Tom Switzer, freshly appointed executive director of the Centre for Independent Studies and founding editor of Cut & Paste, on the CIS website yesterday:

Next week marks the centenary of the Bolshevik Revolution. November 7, 1917, was not just one of the most influential events of all time, it ushered in the most terrifying period in human history. In the matter of scale, the Russian revolutionaries and their later successors in China and elsewhere achieved a record of far more deaths than either world war. According to the London-based project to create a Museum of Communist Terror, 15-18 million people died in World War I; 40-80 million died in World War II; and 80-100 million died under communist regimes.

But 100 years later, Switzer says, many Western young people are ignorant of the ideology that inspired Vladimir Lenin and Leon Trotsky:

According to YouGov surveys, only 55 per cent of American millennials think communism was, and still is, a problem. A third of young people believe US president George W. Bush murdered more people than Soviet dictator (Joseph) Stalin did. And about 70 per cent of young British people have never heard of Mao Zedong … whose regime murdered tens of millions of Chinese.

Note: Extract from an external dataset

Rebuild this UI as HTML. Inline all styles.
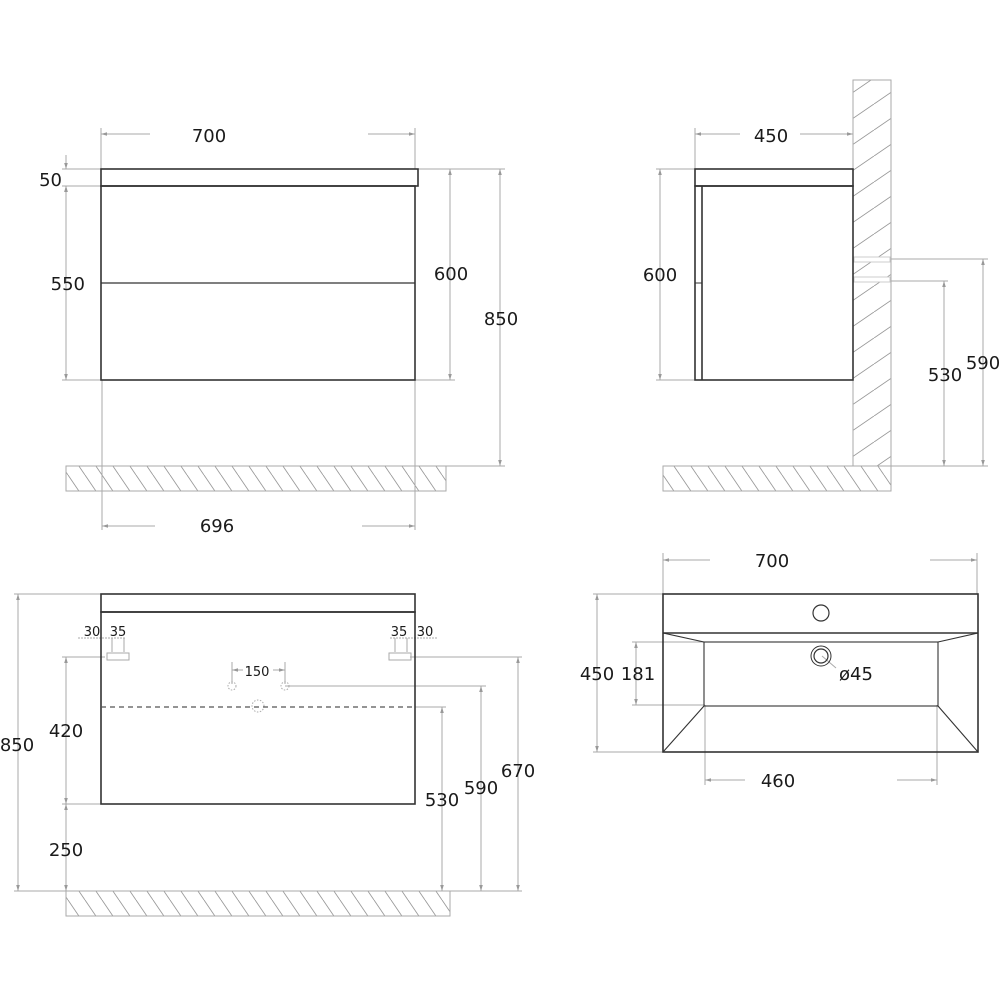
<!DOCTYPE html>
<html><head><style>html,body{margin:0;padding:0;background:#fff}svg{display:block}text{font-family:"DejaVu Sans","Liberation Sans",sans-serif;fill:#1a1a1a}</style></head>
<body>
<svg width="1000" height="1000" viewBox="0 0 1000 1000" xmlns="http://www.w3.org/2000/svg">
<defs>
<pattern id="hb" patternUnits="userSpaceOnUse" width="17" height="25"><line x1="0" y1="0" x2="17" y2="25" stroke="#999" stroke-width="0.9"/><line x1="-17" y1="0" x2="0" y2="25" stroke="#999" stroke-width="0.9"/><line x1="17" y1="0" x2="34" y2="25" stroke="#999" stroke-width="0.9"/></pattern>
<pattern id="hf" patternUnits="userSpaceOnUse" width="38" height="26"><line x1="0" y1="26" x2="38" y2="0" stroke="#999" stroke-width="0.9"/><line x1="0" y1="0" x2="-38" y2="26" stroke="#999" stroke-width="0.9"/><line x1="38" y1="26" x2="76" y2="0" stroke="#999" stroke-width="0.9"/></pattern>
<marker id="a" viewBox="0 0 10 10" refX="10" refY="5" markerWidth="6" markerHeight="6" orient="auto-start-reverse"><path d="M0,2L10,5L0,8z" fill="#999"/></marker>
</defs>
<g stroke="#aaa" stroke-width="1" fill="none">
<!-- TOP LEFT -->
<rect x="66" y="466" width="380" height="25" fill="url(#hb)"/>
<line x1="101" y1="128" x2="101" y2="169"/><line x1="415" y1="128" x2="415" y2="169"/>
<line x1="101" y1="134" x2="150" y2="134" marker-start="url(#a)"/><line x1="368" y1="134" x2="415" y2="134" marker-end="url(#a)"/>
<line x1="62" y1="169" x2="101" y2="169"/><line x1="62" y1="186" x2="101" y2="186"/><line x1="62" y1="380" x2="101" y2="380"/>
<line x1="66" y1="155" x2="66" y2="169" marker-end="url(#a)"/><line x1="66" y1="186" x2="66" y2="200" marker-start="url(#a)"/>
<line x1="66" y1="186" x2="66" y2="380" marker-start="url(#a)" marker-end="url(#a)"/>
<line x1="418" y1="169" x2="505" y2="169"/><line x1="415" y1="380" x2="455" y2="380"/><line x1="446" y1="466" x2="505" y2="466"/>
<line x1="450" y1="169" x2="450" y2="380" marker-start="url(#a)" marker-end="url(#a)"/>
<line x1="500" y1="169" x2="500" y2="466" marker-start="url(#a)" marker-end="url(#a)"/>
<line x1="102" y1="380" x2="102" y2="530"/><line x1="415" y1="380" x2="415" y2="530"/>
<line x1="102" y1="526" x2="155" y2="526" marker-start="url(#a)"/><line x1="362" y1="526" x2="415" y2="526" marker-end="url(#a)"/>
<!-- TOP RIGHT -->
<rect x="853" y="80" width="38" height="386" fill="url(#hf)"/>
<rect x="854" y="257" width="36" height="5" fill="#fff" stroke="#ccc"/>
<rect x="854" y="277" width="36" height="5" fill="#fff" stroke="#ccc"/>
<rect x="663" y="466" width="228" height="25" fill="url(#hb)"/>
<line x1="695" y1="128" x2="695" y2="169"/>
<line x1="695" y1="134" x2="740" y2="134" marker-start="url(#a)"/><line x1="800" y1="134" x2="853" y2="134" marker-end="url(#a)"/>
<line x1="656" y1="169" x2="695" y2="169"/><line x1="656" y1="380" x2="695" y2="380"/>
<line x1="660" y1="169" x2="660" y2="380" marker-start="url(#a)" marker-end="url(#a)"/>
<line x1="891" y1="259" x2="988" y2="259"/><line x1="891" y1="281" x2="948" y2="281"/><line x1="891" y1="466" x2="988" y2="466"/>
<line x1="983" y1="259" x2="983" y2="466" marker-start="url(#a)" marker-end="url(#a)"/>
<line x1="944" y1="281" x2="944" y2="466" marker-start="url(#a)" marker-end="url(#a)"/>
<!-- BOTTOM LEFT -->
<rect x="66" y="891" width="384" height="25" fill="url(#hb)"/>
<line x1="14" y1="594" x2="101" y2="594"/><line x1="14" y1="891" x2="66" y2="891"/>
<line x1="18" y1="594" x2="18" y2="891" marker-start="url(#a)" marker-end="url(#a)"/>
<line x1="62" y1="657" x2="105" y2="657"/><line x1="62" y1="804" x2="101" y2="804"/>
<line x1="66" y1="657" x2="66" y2="804" marker-start="url(#a)" marker-end="url(#a)"/>
<line x1="66" y1="804" x2="66" y2="891" marker-start="url(#a)" marker-end="url(#a)"/>
<line x1="410" y1="657" x2="522" y2="657"/><line x1="285" y1="686" x2="486" y2="686"/><line x1="415" y1="707" x2="446" y2="707"/>
<line x1="450" y1="891" x2="522" y2="891"/>
<line x1="518" y1="657" x2="518" y2="891" marker-start="url(#a)" marker-end="url(#a)"/>
<line x1="481" y1="686" x2="481" y2="891" marker-start="url(#a)" marker-end="url(#a)"/>
<line x1="442" y1="707" x2="442" y2="891" marker-start="url(#a)" marker-end="url(#a)"/>
<line x1="78" y1="638" x2="125" y2="638" stroke-dasharray="2 1"/><line x1="390" y1="638" x2="438" y2="638" stroke-dasharray="2 1"/>
<line x1="112" y1="638" x2="112" y2="652"/><line x1="124" y1="638" x2="124" y2="652"/>
<line x1="395" y1="638" x2="395" y2="652"/><line x1="407" y1="638" x2="407" y2="652"/>
<rect x="107" y="653" width="22" height="7"/><rect x="389" y="653" width="22" height="7"/>
<line x1="232" y1="662" x2="232" y2="684"/><line x1="285" y1="662" x2="285" y2="684"/>
<line x1="232" y1="670" x2="243" y2="670" marker-start="url(#a)"/><line x1="273" y1="670" x2="285" y2="670" marker-end="url(#a)"/>
<circle cx="232" cy="686" r="4" stroke-dasharray="1.5 1.5"/><circle cx="285" cy="686" r="4" stroke-dasharray="1.5 1.5"/>
<circle cx="258" cy="706" r="6" stroke-dasharray="1.5 1.5"/>
<!-- BOTTOM RIGHT -->
<line x1="663" y1="553" x2="663" y2="594"/><line x1="977" y1="553" x2="977" y2="594"/>
<line x1="663" y1="560" x2="710" y2="560" marker-start="url(#a)"/><line x1="930" y1="560" x2="977" y2="560" marker-end="url(#a)"/>
<line x1="593" y1="594" x2="663" y2="594"/><line x1="593" y1="752" x2="663" y2="752"/>
<line x1="597" y1="594" x2="597" y2="752" marker-start="url(#a)" marker-end="url(#a)"/>
<line x1="632" y1="642" x2="705" y2="642"/><line x1="632" y1="705" x2="705" y2="705"/>
<line x1="636" y1="642" x2="636" y2="705" marker-start="url(#a)" marker-end="url(#a)"/>
<line x1="705" y1="705" x2="705" y2="785"/><line x1="937" y1="705" x2="937" y2="785"/>
<line x1="705" y1="780" x2="745" y2="780" marker-start="url(#a)"/><line x1="897" y1="780" x2="937" y2="780" marker-end="url(#a)"/>
<line x1="822" y1="656" x2="836" y2="668"/>
</g>
<g stroke="#333" stroke-width="1.6" fill="none">
<rect x="101" y="169" width="317" height="17"/><rect x="101" y="186" width="314" height="194"/><line x1="101" y1="283" x2="415" y2="283" stroke-width="1.2"/>
<rect x="695" y="169" width="158" height="17"/><rect x="695" y="186" width="158" height="194"/><line x1="702" y1="186" x2="702" y2="380"/><line x1="695" y1="283" x2="702" y2="283" stroke-width="1"/>
<rect x="101" y="594" width="314" height="18"/><rect x="101" y="612" width="314" height="192"/>
<line x1="101" y1="707" x2="415" y2="707" stroke="#555" stroke-width="1.2" stroke-dasharray="5 4"/>
<rect x="663" y="594" width="315" height="158"/><line x1="663" y1="633" x2="978" y2="633"/>
<rect x="704" y="642" width="234" height="64" stroke-width="1.1"/>
<g stroke-width="1.1"><line x1="663" y1="633" x2="704" y2="642"/><line x1="978" y1="633" x2="938" y2="642"/><line x1="663" y1="752" x2="704" y2="706"/><line x1="978" y1="752" x2="938" y2="706"/></g>
<circle cx="821" cy="613" r="8" stroke-width="1.2"/>
<circle cx="821" cy="656" r="10" stroke-width="1"/><circle cx="821" cy="656" r="7" stroke-width="1.2"/>
</g>
<g font-size="18">
<text x="209" y="142" text-anchor="middle">700</text>
<text x="62" y="186" text-anchor="end">50</text>
<text x="85" y="290" text-anchor="end">550</text>
<text x="451" y="280" text-anchor="middle">600</text>
<text x="501" y="325" text-anchor="middle">850</text>
<text x="217" y="532" text-anchor="middle">696</text>
<text x="771" y="142" text-anchor="middle">450</text>
<text x="660" y="281" text-anchor="middle">600</text>
<text x="945" y="381" text-anchor="middle">530</text>
<text x="983" y="369" text-anchor="middle">590</text>
<text x="17" y="751" text-anchor="middle">850</text>
<text x="66" y="737" text-anchor="middle">420</text>
<text x="66" y="856" text-anchor="middle">250</text>
<text x="442" y="806" text-anchor="middle">530</text>
<text x="481" y="794" text-anchor="middle">590</text>
<text x="518" y="777" text-anchor="middle">670</text>
<text x="772" y="567" text-anchor="middle">700</text>
<text x="597" y="680" text-anchor="middle">450</text>
<text x="638" y="680" text-anchor="middle">181</text>
<text x="856" y="680" text-anchor="middle">ø45</text>
<text x="778" y="787" text-anchor="middle">460</text>
</g>
<g font-size="13">
<text x="92" y="636" text-anchor="middle">30</text><text x="118" y="636" text-anchor="middle">35</text>
<text x="399" y="636" text-anchor="middle">35</text><text x="425" y="636" text-anchor="middle">30</text>
<text x="257" y="676" text-anchor="middle">150</text>
</g>
</svg>
</body></html>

Socialist Alternative plans to celebrate the Russian Revolution in Melbourne (where else?) next week. Its website in January this year:

We will carry material in each issue of our paper this year to bring out the truth about the Russian Revolution and the role of the Bolshevik Party which has been the subject ever since of a relentless campaign of distortion and disinformation by its capitalist opponents. In fact it might be said that this was the greatest “fake news” campaign of the past century.

In its August 2015 obituary of eminent historian Robert Conquest, an expert on Stalin’s purges of the 1930s, The Economist said:

The intellectual history of the West in the 20th century was dominated by arguments over totalitarianism: its causes, effects — and possible justification. Even after flag-waving supporters of the Soviet Union had dwindled to irrelevance, the conviction that communism was a good idea poorly executed persisted in certain quarters. Others still thought the communist threat overstated, or drew equivalences between crimes committed in the name of socialism and those of Western anti-communism. The position that communism was a monstrously evil system responsible for unprecedented atrocities was held by only a minority of scholars. Robert Conquest … was one of the most eloquent and implacable members of that camp. To the chagrin of his opponents, he turned out to be right.

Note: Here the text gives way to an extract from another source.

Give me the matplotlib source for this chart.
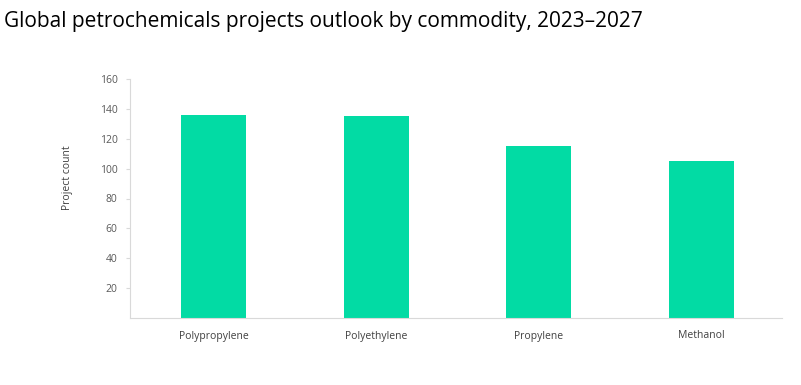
import matplotlib
matplotlib.use("Agg")
import matplotlib.pyplot as plt

categories = ["Polypropylene", "Polyethylene", "Propylene", "Methanol"]
project_counts = [136, 135, 115, 105]
yticks = [20, 40, 60, 80, 100, 120, 140, 160]

title = "Global petrochemicals projects outlook by commodity, 2023\u20132027"
ylabel = "Project count"

W, H = 801, 385
fig = plt.figure(figsize=(W / 100, H / 100), dpi=100)
font = "Open Sans"

ax = fig.add_axes([130 / W, 1 - 318 / H, 652 / W, (318 - 79) / H])
x = range(len(categories))
ax.bar(x, project_counts, width=0.4, color="#02DBA4")
ax.set_xlim(-0.514, len(categories) - 0.502)
ax.set_ylim(0, 160)
ax.set_yticks(yticks)
ax.set_yticklabels([str(t) for t in yticks], fontsize=7.5, color="#595959", family=font)
ax.set_xticks(list(x))
ax.set_xticklabels(categories, fontsize=7.5, color="#404040", family=font)
ax.tick_params(axis="x", length=0, pad=9)
ax.tick_params(axis="y", length=3, color="#D9D9D9", pad=6)
for s in ["top", "right"]:
    ax.spines[s].set_visible(False)
for s in ["left", "bottom"]:
    ax.spines[s].set_color("#D9D9D9")
    ax.spines[s].set_linewidth(0.8)
ax.set_ylabel(ylabel, fontsize=7.5, color="#404040", family=font)
ax.yaxis.set_label_coords(-0.087, 0.585)

t = fig.text(4 / W, 1 - 27 / H, title, fontsize=14, family=font, color="black",
             ha="left", va="baseline")
fig.canvas.draw()
bb = t.get_window_extent()
t.set_fontsize(14 * 643 / bb.width)

fig.savefig("out.png", dpi=100)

Energy Minister Josh Frydenberg denies he may be a Hungarian dual citizen. The ABC yesterday:

In a cruel twist of fate, Mr Frydenberg has faced questions about the possibility of being a dual national in the country that persecuted his Jewish mother. Erica Strausz was born in Hungary and escaped the Holocaust to Australia, arriving as a child via a refugee camp in 1950.

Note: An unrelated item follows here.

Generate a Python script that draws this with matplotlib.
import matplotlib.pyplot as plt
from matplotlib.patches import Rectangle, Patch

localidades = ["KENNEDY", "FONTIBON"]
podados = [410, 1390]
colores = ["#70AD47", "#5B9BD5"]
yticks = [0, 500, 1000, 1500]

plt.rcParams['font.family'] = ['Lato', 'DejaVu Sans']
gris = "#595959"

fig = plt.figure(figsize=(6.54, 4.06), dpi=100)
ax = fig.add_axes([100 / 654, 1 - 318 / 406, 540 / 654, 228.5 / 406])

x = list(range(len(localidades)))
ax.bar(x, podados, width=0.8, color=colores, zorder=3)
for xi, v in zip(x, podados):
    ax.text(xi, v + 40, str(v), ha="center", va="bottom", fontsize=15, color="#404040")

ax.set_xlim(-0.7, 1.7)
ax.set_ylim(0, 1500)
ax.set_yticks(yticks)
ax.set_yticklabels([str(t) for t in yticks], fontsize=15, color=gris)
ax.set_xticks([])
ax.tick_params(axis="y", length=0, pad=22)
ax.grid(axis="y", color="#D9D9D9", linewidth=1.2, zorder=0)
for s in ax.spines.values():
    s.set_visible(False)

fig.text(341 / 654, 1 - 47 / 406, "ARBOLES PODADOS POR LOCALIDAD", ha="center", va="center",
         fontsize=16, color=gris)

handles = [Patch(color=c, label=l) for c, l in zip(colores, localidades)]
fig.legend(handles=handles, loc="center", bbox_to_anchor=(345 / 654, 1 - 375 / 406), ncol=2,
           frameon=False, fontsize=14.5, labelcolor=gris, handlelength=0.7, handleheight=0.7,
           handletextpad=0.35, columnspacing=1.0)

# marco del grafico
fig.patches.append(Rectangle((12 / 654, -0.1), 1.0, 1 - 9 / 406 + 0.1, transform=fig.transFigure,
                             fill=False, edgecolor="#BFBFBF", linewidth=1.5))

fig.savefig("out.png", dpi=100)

Following the defeat of Nazi Germany, Hungary became a satellite state of the Soviet Union. The BBC reports in a 2009 documentary:

The purges that followed saw approximately 350,000 officials and intellectuals imprisoned or executed from 1948 to 1956. Many free thinkers, democrats … were secretly arrested and extra-judicially interned in domestic and foreign Gulags. Some 600,000 Hungarians were deported to Soviet labour camps, where at least 200,000 died.

US Holocaust Memorial Museum:

During the German occupation … Hungarian police deported nearly 440,000 Jews, mainly to Auschwitz. Nearly all of these were murdered.